** begin Data rows **

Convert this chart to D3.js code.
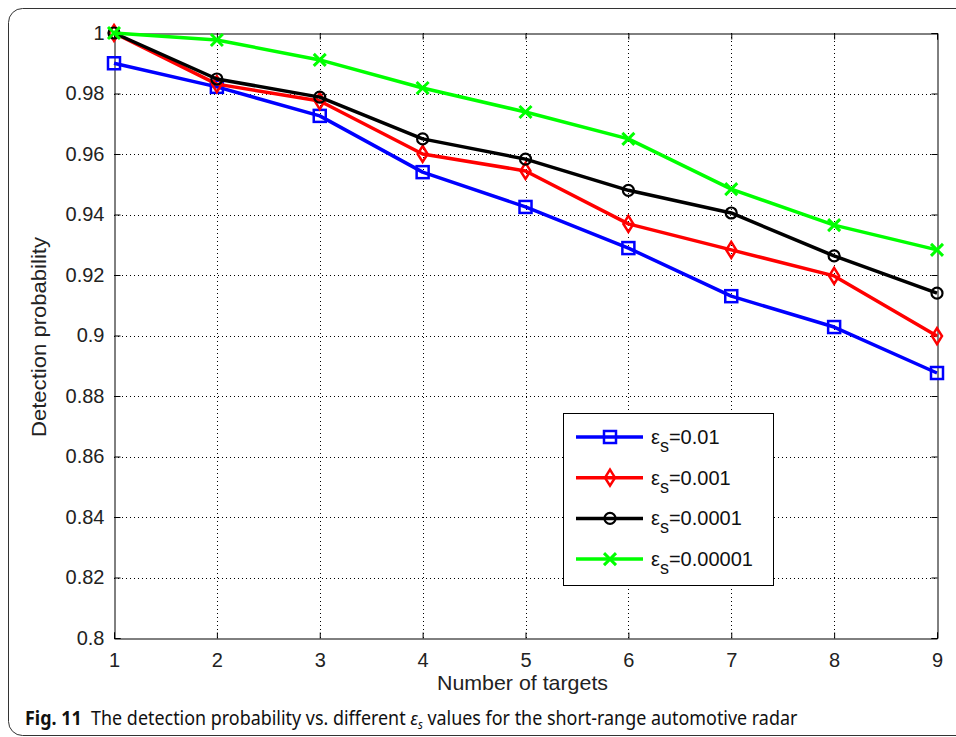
<!DOCTYPE html>
<html>
<head>
<meta charset="utf-8">
<script src="https://cdn.jsdelivr.net/npm/d3@7"></script>
<style>
  body { margin: 0; background: #fff; }
  svg { display: block; }
</style>
</head>
<body>
<svg></svg>
<script>
let targets = [1, 2, 3, 4, 5, 6, 7, 8, 9]
let seriesNames = ['0.01', '0.001', '0.0001', '0.00001']
let eps001 = [0.990, 0.9822, 0.9726, 0.954, 0.9425, 0.9289, 0.913, 0.9028, 0.8876]
let eps0001 = [1.0, 0.9831, 0.9775, 0.960, 0.9544, 0.9369, 0.9283, 0.9197, 0.8998]
let eps00001 = [1.0, 0.9848, 0.9788, 0.965, 0.9583, 0.948, 0.9405, 0.9263, 0.914]
let eps000001 = [1.0, 0.9977, 0.9911, 0.9818, 0.9739, 0.965, 0.9484, 0.9365, 0.9283]
let yTicks = [0.8, 0.82, 0.84, 0.86, 0.88, 0.9, 0.92, 0.94, 0.96, 0.98, 1]
let yTickLabels = ['0.8', '0.82', '0.84', '0.86', '0.88', '0.9', '0.92', '0.94', '0.96', '0.98', '1']

let width = 956
let height = 737
let plotLeft = 114, plotRight = 937, plotTop = 33, plotBottom = 638

let colors = ['#0000ff', '#ff0000', '#000000', '#00ff00']
let markers = ['square', 'diamond', 'circle', 'cross']
let allSeries = [eps001, eps0001, eps00001, eps000001]
let font = 'Liberation Sans, Arial, sans-serif'

let svg = d3.select('svg').attr('width', width).attr('height', height)

// rounded frame of the figure
svg.append('rect')
   .attr('x', 8.5).attr('y', 8.5)
   .attr('width', 970).attr('height', 727)
   .attr('rx', 14)
   .attr('fill', 'none')
   .attr('stroke', '#333')
   .attr('stroke-width', 1)

let xScale = d3.scaleLinear().domain([1, 9]).range([plotLeft, plotRight])
let yScale = d3.scaleLinear().domain([0.8, 1]).range([plotBottom, plotTop])

// grid
let grid = svg.append('g')
grid.selectAll('.vg')
    .data(targets.slice(1, -1))
    .enter().append('line')
    .attr('x1', d => Math.round(xScale(d)) + 0.5).attr('x2', d => Math.round(xScale(d)) + 0.5)
    .attr('y1', plotTop).attr('y2', plotBottom)
    .attr('stroke', '#000').attr('stroke-width', 1)
    .attr('stroke-dasharray', '1,3')
grid.selectAll('.hg')
    .data(yTicks.slice(1, -1))
    .enter().append('line')
    .attr('y1', d => Math.round(yScale(d)) + 0.5).attr('y2', d => Math.round(yScale(d)) + 0.5)
    .attr('x1', plotLeft).attr('x2', plotRight)
    .attr('stroke', '#000').attr('stroke-width', 1)
    .attr('stroke-dasharray', '1,3')

// axes (matlab-like inward ticks)
let xAxis = d3.axisBottom(xScale).tickValues(targets).tickSize(-6).tickPadding(14).tickFormat(d3.format('d'))
let gx = svg.append('g')
   .attr('transform', 'translate(0,' + (plotBottom + 0.5) + ')')
   .call(xAxis)
let yAxis = d3.axisLeft(yScale).tickValues(yTicks).tickSize(-6).tickPadding(10)
   .tickFormat((d, i) => yTickLabels[i])
let gy = svg.append('g')
   .attr('transform', 'translate(' + (plotLeft + 0.5) + ',0)')
   .call(yAxis)
let gx2 = svg.append('g')
   .attr('transform', 'translate(0,' + (plotTop + 0.5) + ')')
   .call(d3.axisTop(xScale).tickValues(targets).tickSize(-6).tickFormat(''))
let gy2 = svg.append('g')
   .attr('transform', 'translate(' + (plotRight + 0.5) + ',0)')
   .call(d3.axisRight(yScale).tickValues(yTicks).tickSize(-6).tickFormat(''))

for (let g of [gx, gy, gx2, gy2]) {
    g.select('.domain').attr('stroke', '#000')
    g.selectAll('.tick line').attr('stroke', '#000')
    g.selectAll('text')
     .attr('font-family', font)
     .attr('font-size', 20)
     .attr('fill', '#222')
}

// lines
let line = d3.line()
    .x((d, i) => xScale(targets[i]))
    .y(d => yScale(d))

let drawMarker = (g, type, x, y, color) => {
    if (type === 'square') {
        g.append('rect').attr('x', x - 6).attr('y', y - 6).attr('width', 12).attr('height', 12)
         .attr('fill', 'none').attr('stroke', color).attr('stroke-width', 2.5)
    } else if (type === 'diamond') {
        g.append('path').attr('d', `M${x},${y - 8}L${x + 5},${y}L${x},${y + 8}L${x - 5},${y}Z`)
         .attr('fill', 'none').attr('stroke', color).attr('stroke-width', 2.5)
    } else if (type === 'circle') {
        g.append('circle').attr('cx', x).attr('cy', y).attr('r', 5.5)
         .attr('fill', 'none').attr('stroke', color).attr('stroke-width', 2.2)
    } else {
        g.append('path').attr('d', `M${x - 6},${y - 6}L${x + 6},${y + 6}M${x - 6},${y + 6}L${x + 6},${y - 6}`)
         .attr('stroke', color).attr('stroke-width', 3)
    }
}

allSeries.forEach((values, s) => {
    let g = svg.append('g')
    g.append('path')
     .datum(values)
     .attr('d', line)
     .attr('fill', 'none')
     .attr('stroke', colors[s])
     .attr('stroke-width', 3.5)
     .attr('stroke-linejoin', 'round')
    values.forEach((v, i) => drawMarker(g, markers[s], xScale(targets[i]), yScale(v), colors[s]))
})

// legend
let legend = svg.append('g')
legend.append('rect')
      .attr('x', 563.5).attr('y', 413.5).attr('width', 210).attr('height', 172)
      .attr('fill', '#fff').attr('stroke', '#000').attr('stroke-width', 1)
seriesNames.forEach((name, s) => {
    let y = 437 + s * 40.7
    legend.append('line').attr('x1', 576).attr('x2', 643).attr('y1', y).attr('y2', y)
          .attr('stroke', colors[s]).attr('stroke-width', 3.5)
    drawMarker(legend, markers[s], 610, y, colors[s])
    let t = legend.append('text')
          .attr('x', 651).attr('y', y + 7)
          .attr('font-family', font)
          .attr('font-size', 20)
          .attr('fill', '#111')
    t.append('tspan').text('ε')
    t.append('tspan').attr('dy', 8).attr('font-size', 18).text('s')
    t.append('tspan').attr('dy', -8).text('=' + name)
})

// axis labels
svg.append('text')
   .attr('x', 437).attr('y', 690)
   .attr('font-family', font)
   .attr('font-size', 21)
   .attr('fill', '#222')
   .attr('textLength', 171)
   .attr('lengthAdjust', 'spacingAndGlyphs')
   .text('Number of targets')
svg.append('text')
   .attr('transform', 'translate(46,437) rotate(-90)')
   .attr('font-family', font)
   .attr('font-size', 21)
   .attr('fill', '#222')
   .attr('textLength', 200)
   .attr('lengthAdjust', 'spacingAndGlyphs')
   .text('Detection probability')

// caption
let cap = svg.append('text')
   .attr('y', 725)
   .attr('font-family', 'Noto Sans, sans-serif')
   .attr('font-size', 19)
   .attr('fill', '#111')
cap.append('tspan').attr('font-weight', 'bold').text('Fig. 11')
cap.append('tspan').attr('dx', 10).text('The detection probability vs. different ')
cap.append('tspan').attr('font-style', 'italic').text('ε')
cap.append('tspan').attr('font-style', 'italic').attr('font-size', 12).attr('dy', 4).text('s')
cap.append('tspan').attr('dy', -4).text(' values for the short-range automotive radar')
let capW = cap.node().getBBox().width
cap.attr('transform', 'translate(25,0) scale(' + (773 / capW) + ',1)')
</script>
</body>
</html>
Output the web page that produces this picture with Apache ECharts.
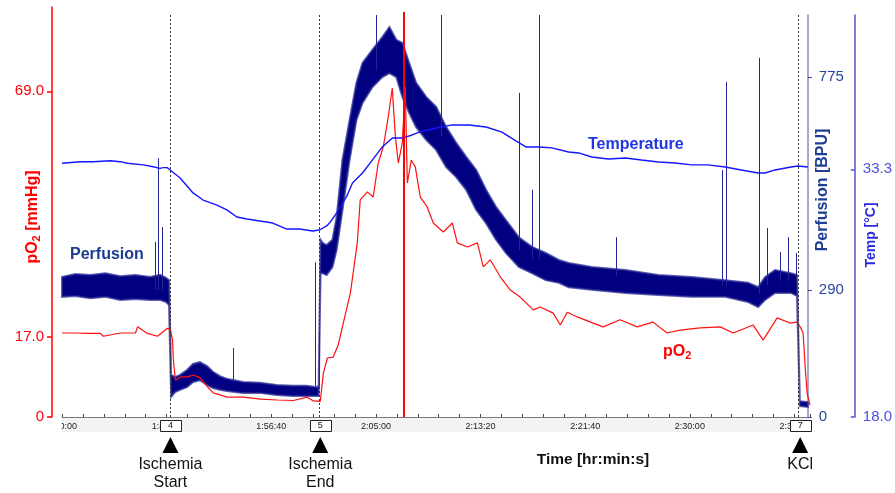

** end Data rows **

Where a line holds the string "this", copy that line.

* Completed exercise:
Convert this chart to D3.js code.
Output the web page that produces this picture with Apache ECharts.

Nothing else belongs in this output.